Thursday, August 5, 2010

Maybe They Should Call It Recess

Endgame study just sounds so dry. Maybe endgame recess would be a better marketing idea. These gems are valuable in so many ways. Firstly, they are simply another way to enjoy the game of chess, like solving chess problems or following the world championship games. Too often it seems we fall into the trap of thinking that playing a rated over-the-board tournament game is the only "real" way to enjoy chess. Secondly, endgame studies usually have a lot to teach us about endgame principles, and often other aspects such as tactical themes. Though they are usually composed, these positions do contain ideas that can be used in your own games. And thirdly, endgame studies can be used as a tool for building visualization skills. This is an idea that I hadn't previously thought of that I found in my new Soltis book: Studying Chess Made Easy. Since the endgame usually involves fewer pieces, the positions are ideal for practicing calculation. As Soltis mentions, even looking at the solution to find the correct first move and then going back to the position to practice visualizing is a great help.

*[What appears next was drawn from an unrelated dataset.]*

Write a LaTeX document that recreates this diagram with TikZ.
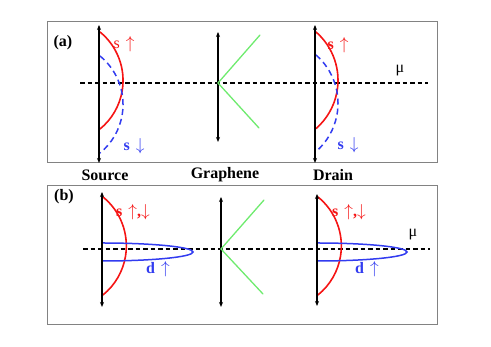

Here's a study (White to Move and Win) which can be found in Fred Reinfeld's last effort: 200 Brilliant Endgames. He credits it to Birnov in 1970. I like this one a lot because it is very simple (just 2 kings and 2 pawns on the board!), and yet you are almost sure to jump for the wrong solution at first glance! And finding or seeing the correct solution leads you to more than one valuable lesson.

Want to try more? You could buy a book, but you can get a quicker start online. For example, Chess Cafe has a regular Endgame Study feature and also a monthly column by Karsten Mueller called Endgame Corner which also usually features them. You can also find a weekly selection at Chess Vibes, visit a club for the smitten at ARVES, or read back issues of EG, the magazine for enthusiasts.

Still looking for the solution to the Birnov study? Check it out below the fold:

  (1.f5? a5 2.f6 (Ke2 a4 3.f6) 2... a4 3.f7 a3 4.f8Q a2)
1... a5 2.Kd3 a4
  (2... Kb2 3.f5 a4 4.f6 a3 5.f7 a2 6.f8Q a1Q 7.Qb4+ Ka2 8.Kc2)
3.Kc3 a3 (3... Kb1 4.Kb4) 4.Kb3 Kb1


Pushing the pawn right out of the gate leads to a draw! But threatening your opponent's pawn clears the way for a win. If Black abandons his pawn advance to block with his king on b2 he finds that White's new king position puts him close enough to support mating tactics after queening rather than allowing the room for Black's drawing tricks. If Black continues his advance, White simply strolls right by the black monarch and picks up the pawn!